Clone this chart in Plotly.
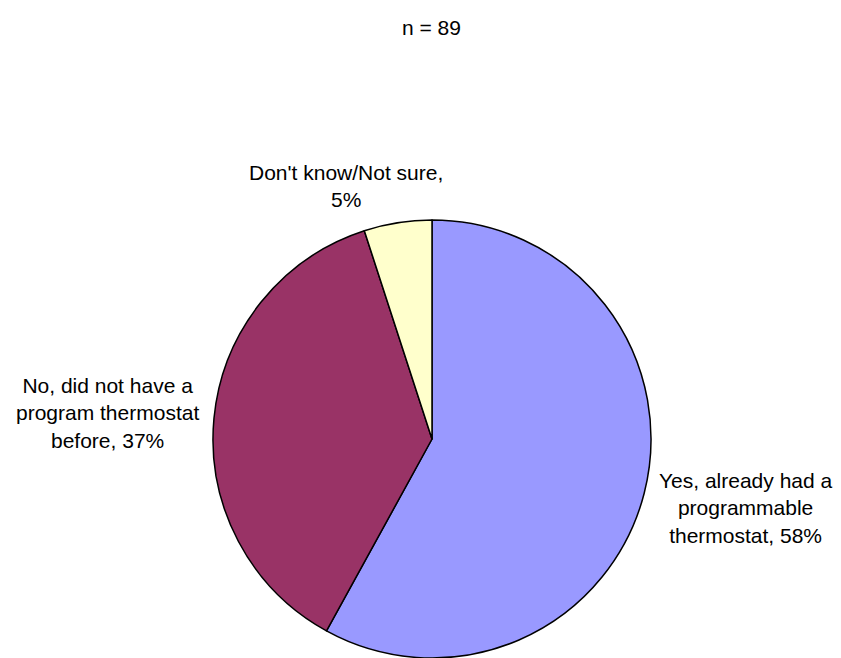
import plotly.graph_objects as go

labels = ["Yes, already had a<br>programmable<br>thermostat", "No, did not have a<br>program thermostat<br>before", "Don't know/Not sure,<br>"]
values = [58, 37, 5]
colors = ["#9999FF", "#993366", "#FFFFCC"]
title_text = "n = 89"

# label anchor positions in paper coords (x, y)
label_pos = [(746 / 841, 1 - 508 / 658), (107 / 841, 1 - 413 / 658), (346 / 841, 1 - 186 / 658)]

fig = go.Figure(go.Pie(
    values=values,
    labels=["Yes", "No", "Don't know"],
    marker=dict(colors=colors, line=dict(color="black", width=1.5)),
    sort=False,
    direction="clockwise",
    rotation=0,
    textinfo="none",
    hoverinfo="label+percent",
    domain=dict(x=[212 / 841, 652 / 841], y=[0, 1 - 220 / 658]),
    showlegend=False,
))

annotations = []
for lab, v, (x, y) in zip(labels, values, label_pos):
    sep = "" if lab.endswith("<br>") else ", "
    annotations.append(dict(
        x=x, y=y, xref="paper", yref="paper", xanchor="center", yanchor="middle",
        text=f"{lab}{sep}{v}%", showarrow=False, align="center",
        font=dict(family="Liberation Sans, Arial, sans-serif", size=21, color="black"),
    ))
annotations.append(dict(
    x=431 / 841, y=1 - 28 / 658, xref="paper", yref="paper", xanchor="center", yanchor="middle",
    text=title_text, showarrow=False,
    font=dict(family="Liberation Sans, Arial, sans-serif", size=21, color="black"),
))

fig.update_layout(
    width=841, height=658,
    margin=dict(l=0, r=0, t=0, b=0),
    paper_bgcolor="white", plot_bgcolor="white",
    annotations=annotations,
)

fig.write_html("out.html")
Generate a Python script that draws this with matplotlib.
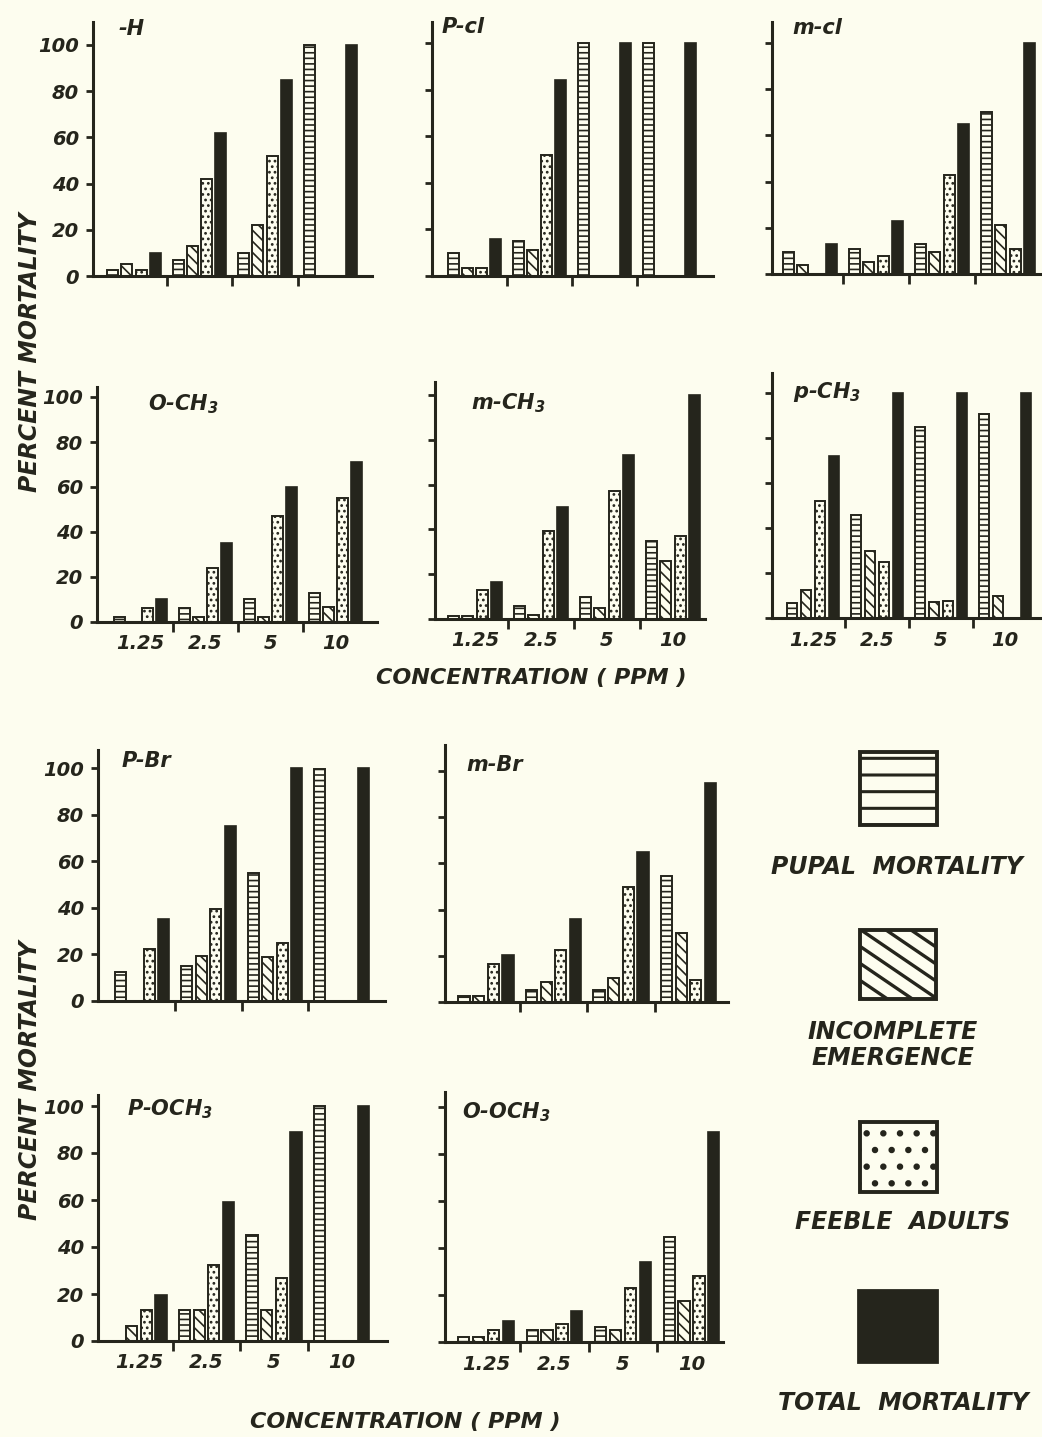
import numpy as np
import matplotlib
matplotlib.use("Agg")
import matplotlib.pyplot as plt
from matplotlib.patches import Rectangle

nan = np.nan

# ---------------- data ----------------
concentrations = ["1.25", "2.5", "5", "10"]
series_names = ["PUPAL  MORTALITY", "INCOMPLETE\nEMERGENCE", "FEEBLE  ADULTS", "TOTAL  MORTALITY"]
y_ticks = [0, 20, 40, 60, 80, 100]

H_pupal = [2.5, 7, 10, 100]
H_incomplete = [5, 13, 22, nan]
H_feeble = [2.5, 42, 52, nan]
H_total = [10, 62, 85, 100]

pCl_pupal = [10, 15, 100, 100]
pCl_incomplete = [3.5, 11, nan, nan]
pCl_feeble = [3.5, 52, nan, nan]
pCl_total = [16, 84, 100, 100]

mCl_pupal = [9.5, 11, 13, 70]
mCl_incomplete = [4, 5, 9.5, 21]
mCl_feeble = [nan, 8, 43, 11]
mCl_total = [13, 23, 65, 100]

oCH3_pupal = [2, 6, 10, 13]
oCH3_incomplete = [nan, 2, 2, 6.5]
oCH3_feeble = [6, 24, 47, 55]
oCH3_total = [10, 35, 60, 71]

mCH3_pupal = [1.5, 6, 10, 35]
mCH3_incomplete = [1.5, 2, 5, 26]
mCH3_feeble = [13, 39.5, 57, 37]
mCH3_total = [16.5, 50, 73, 100]

pCH3_pupal = [6.5, 46, 85, 90.5]
pCH3_incomplete = [12.5, 30, 7, 10]
pCH3_feeble = [52, 25, 7.5, nan]
pCH3_total = [72, 100, 100, 100]

pBr_pupal = [12.5, 15, 55, 99.5]
pBr_incomplete = [nan, 19.5, 19, nan]
pBr_feeble = [22.5, 39.5, 25, nan]
pBr_total = [35, 75, 100, 100]

mBr_pupal = [2.5, 5, 5, 54.5]
mBr_incomplete = [2.5, 8.5, 10.5, 30]
mBr_feeble = [16.5, 22.5, 50, 9.5]
mBr_total = [20.5, 36, 65, 95]

pOCH3_pupal = [nan, 13, 45, 100]
pOCH3_incomplete = [6.5, 13, 13, nan]
pOCH3_feeble = [13, 32.5, 27, nan]
pOCH3_total = [19.5, 59, 89, 100]

oOCH3_pupal = [2, 5, 6.5, 44.5]
oOCH3_incomplete = [2, 5, 5, 17.5]
oOCH3_feeble = [5, 7.5, 23, 28]
oOCH3_total = [9, 13, 34, 89.5]

panel_titles = ["-H", "P-cl", "m-cl", "O-CH$_3$", "m-CH$_3$", "p-CH$_3$",
                "P-Br", "m-Br", "P-OCH$_3$", "O-OCH$_3$"]
panel_data = [
    [H_pupal, H_incomplete, H_feeble, H_total],
    [pCl_pupal, pCl_incomplete, pCl_feeble, pCl_total],
    [mCl_pupal, mCl_incomplete, mCl_feeble, mCl_total],
    [oCH3_pupal, oCH3_incomplete, oCH3_feeble, oCH3_total],
    [mCH3_pupal, mCH3_incomplete, mCH3_feeble, mCH3_total],
    [pCH3_pupal, pCH3_incomplete, pCH3_feeble, pCH3_total],
    [pBr_pupal, pBr_incomplete, pBr_feeble, pBr_total],
    [mBr_pupal, mBr_incomplete, mBr_feeble, mBr_total],
    [pOCH3_pupal, pOCH3_incomplete, pOCH3_feeble, pOCH3_total],
    [oOCH3_pupal, oOCH3_incomplete, oOCH3_feeble, oOCH3_total],
]

# ---------------- layout (pixels) ----------------
W, H = 1042, 1437
# left, right, base, y100, top, group1 centre, group spacing, ylabels, xlabels, title x, title y
layout = [
    (93, 372, 276, 45, 22, 134, 65.5, True, False, 118, 29),
    (432, 713, 276, 43, 22, 474.5, 65, False, False, 442, 27),
    (772, 1040, 274, 43, 22, 810, 66, False, False, 792, 28),
    (97, 377, 622, 397, 387, 140.5, 65, True, True, 148, 404),
    (435, 705, 619, 395, 382, 475, 66, False, True, 471, 403),
    (772, 1042, 618, 393, 373, 813, 64, False, True, 793, 392),
    (98, 385, 1001, 768, 750, 142, 66.5, True, False, 122, 761),
    (445, 728, 1002, 771, 745, 486, 67.5, False, False, 466, 765),
    (98, 387, 1341, 1106, 1095, 139, 67.5, True, True, 127, 1109),
    (445, 723, 1342, 1107, 1092, 486, 68.5, False, True, 462, 1112),
]

ink = "#25251c"
bg = "#fdfdef"
hatches = ["---", "\\\\\\", "...", None]
slot = 0.217
bw = 0.165

plt.rcParams["hatch.linewidth"] = 1.2
plt.rcParams["hatch.color"] = ink
plt.rcParams["mathtext.fontset"] = "custom"
plt.rcParams["mathtext.rm"] = "DejaVu Sans:bold:italic"
plt.rcParams["mathtext.it"] = "DejaVu Sans:bold:italic"
plt.rcParams["mathtext.bf"] = "DejaVu Sans:bold:italic"
plt.rcParams["font.family"] = ["DejaVu Sans"]

fig = plt.figure(figsize=(W / 100, H / 100), dpi=100, facecolor=bg)

tfont = dict(fontweight="bold", fontstyle="italic", color=ink)

for (title, series), lay in zip(zip(panel_titles, panel_data), layout):
    left, right, base, y100, top, c1, sp, ylab, xlab, tx, ty = lay
    ax = fig.add_axes([left / W, 1 - base / H, (right - left) / W, (base - top) / H])
    ax.set_facecolor("none")
    ax.set_xlim((left - c1) / sp, (right - c1) / sp)
    ax.set_ylim(0, 100 * (base - top) / (base - y100))
    groups = np.arange(len(concentrations))
    for k, vals in enumerate(series):
        vals = np.asarray(vals, dtype=float)
        ok = ~np.isnan(vals)
        xs = groups[ok] + (k - 1.5) * slot
        if hatches[k] is None:
            ax.bar(xs, vals[ok], bw, facecolor=ink, edgecolor=ink, linewidth=1.2, zorder=2)
        else:
            ax.bar(xs, vals[ok], bw, facecolor=bg, edgecolor=ink, hatch=hatches[k],
                   linewidth=1.4, zorder=2)
    for s in ["top", "right"]:
        ax.spines[s].set_visible(False)
    for s in ["left", "bottom"]:
        ax.spines[s].set_linewidth(2.2)
        ax.spines[s].set_color(ink)
        ax.spines[s].set_zorder(3)
    ax.set_yticks(y_ticks)
    ax.tick_params(axis="y", direction="out", length=5, width=2, color=ink,
                   labelleft=ylab, labelsize=14, labelcolor=ink, pad=5)
    if ylab:
        for lbl in ax.get_yticklabels():
            lbl.set_fontweight("bold")
            lbl.set_fontstyle("italic")
    ax.set_xticks(groups)
    ax.set_xticks(groups[:-1] + 0.5, minor=True)
    ax.tick_params(axis="x", which="major", length=0, labelbottom=xlab,
                   labelsize=14, labelcolor=ink, pad=9)
    ax.tick_params(axis="x", which="minor", direction="out", length=7, width=2, color=ink)
    if xlab:
        ax.set_xticklabels(concentrations)
        for lbl in ax.get_xticklabels():
            lbl.set_fontweight("bold")
            lbl.set_fontstyle("italic")
    fig.text(tx / W, 1 - ty / H, title, fontsize=15, ha="left", va="center", **tfont)

# ---------------- overlay: labels and legend ----------------
ov = fig.add_axes([0, 0, 1, 1])
ov.set_xlim(0, W)
ov.set_ylim(H, 0)
ov.axis("off")
ov.set_facecolor("none")

ov.text(30, 352, "PERCENT MORTALITY", rotation=90, ha="center", va="center", fontsize=17, **tfont)
ov.text(30, 1080, "PERCENT MORTALITY", rotation=90, ha="center", va="center", fontsize=17, **tfont)
ov.text(531, 678, "CONCENTRATION ( PPM )", ha="center", va="center", fontsize=16, **tfont)
ov.text(405, 1422, "CONCENTRATION ( PPM )", ha="center", va="center", fontsize=16, **tfont)

leg_boxes = [(860, 752, 77, 73), (860, 930, 76, 69), (860, 1122, 77, 70), (858, 1290, 79, 72)]
leg_hatch = ["-", None, ".", None]
leg_text_pos = [(897, 867), (893, 1045), (903, 1222), (903, 1403)]
with plt.rc_context({"hatch.linewidth": 2.2}):
    for k in range(4):
        x0, y0, bwid, bht = leg_boxes[k]
        if k == 3:
            r = Rectangle((x0, y0), bwid, bht, facecolor=ink, edgecolor=ink, linewidth=2)
            ov.add_patch(r)
        elif k == 1:
            r = Rectangle((x0, y0), bwid, bht, facecolor=bg, edgecolor="none")
            ov.add_patch(r)
            slope = 0.68
            for xt in np.arange(x0 + 51, x0 - 120, -25.0):
                xs = np.array([xt, xt + 200])
                ln, = ov.plot(xs, y0 + slope * (xs - xt), color=ink, lw=2.4,
                              solid_capstyle="butt")
                ln.set_clip_path(r)
            ov.add_patch(Rectangle((x0, y0), bwid, bht, facecolor="none",
                                   edgecolor=ink, linewidth=2.8))
        else:
            r = Rectangle((x0, y0), bwid, bht, facecolor=bg, edgecolor=ink,
                          hatch=leg_hatch[k], linewidth=2.8)
            ov.add_patch(r)
for k in range(4):
    tx, ty = leg_text_pos[k]
    ov.text(tx, ty, series_names[k], ha="center", va="center", fontsize=17,
            linespacing=1.1, **tfont)

fig.savefig("out.png", dpi=100, facecolor=bg)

> **Problem to work on**: Repeat only the lines from the one holding "Generate a Python" to the one holding "pCH3_total = [72, 100, 100, 100]", both ends included, and drop the images.

> **The output**:
Generate a Python script that draws this with matplotlib.
import numpy as np
import matplotlib
matplotlib.use("Agg")
import matplotlib.pyplot as plt
from matplotlib.patches import Rectangle

nan = np.nan

# ---------------- data ----------------
concentrations = ["1.25", "2.5", "5", "10"]
series_names = ["PUPAL  MORTALITY", "INCOMPLETE\nEMERGENCE", "FEEBLE  ADULTS", "TOTAL  MORTALITY"]
y_ticks = [0, 20, 40, 60, 80, 100]

H_pupal = [2.5, 7, 10, 100]
H_incomplete = [5, 13, 22, nan]
H_feeble = [2.5, 42, 52, nan]
H_total = [10, 62, 85, 100]

pCl_pupal = [10, 15, 100, 100]
pCl_incomplete = [3.5, 11, nan, nan]
pCl_feeble = [3.5, 52, nan, nan]
pCl_total = [16, 84, 100, 100]

mCl_pupal = [9.5, 11, 13, 70]
mCl_incomplete = [4, 5, 9.5, 21]
mCl_feeble = [nan, 8, 43, 11]
mCl_total = [13, 23, 65, 100]

oCH3_pupal = [2, 6, 10, 13]
oCH3_incomplete = [nan, 2, 2, 6.5]
oCH3_feeble = [6, 24, 47, 55]
oCH3_total = [10, 35, 60, 71]

mCH3_pupal = [1.5, 6, 10, 35]
mCH3_incomplete = [1.5, 2, 5, 26]
mCH3_feeble = [13, 39.5, 57, 37]
mCH3_total = [16.5, 50, 73, 100]

pCH3_pupal = [6.5, 46, 85, 90.5]
pCH3_incomplete = [12.5, 30, 7, 10]
pCH3_feeble = [52, 25, 7.5, nan]
pCH3_total = [72, 100, 100, 100]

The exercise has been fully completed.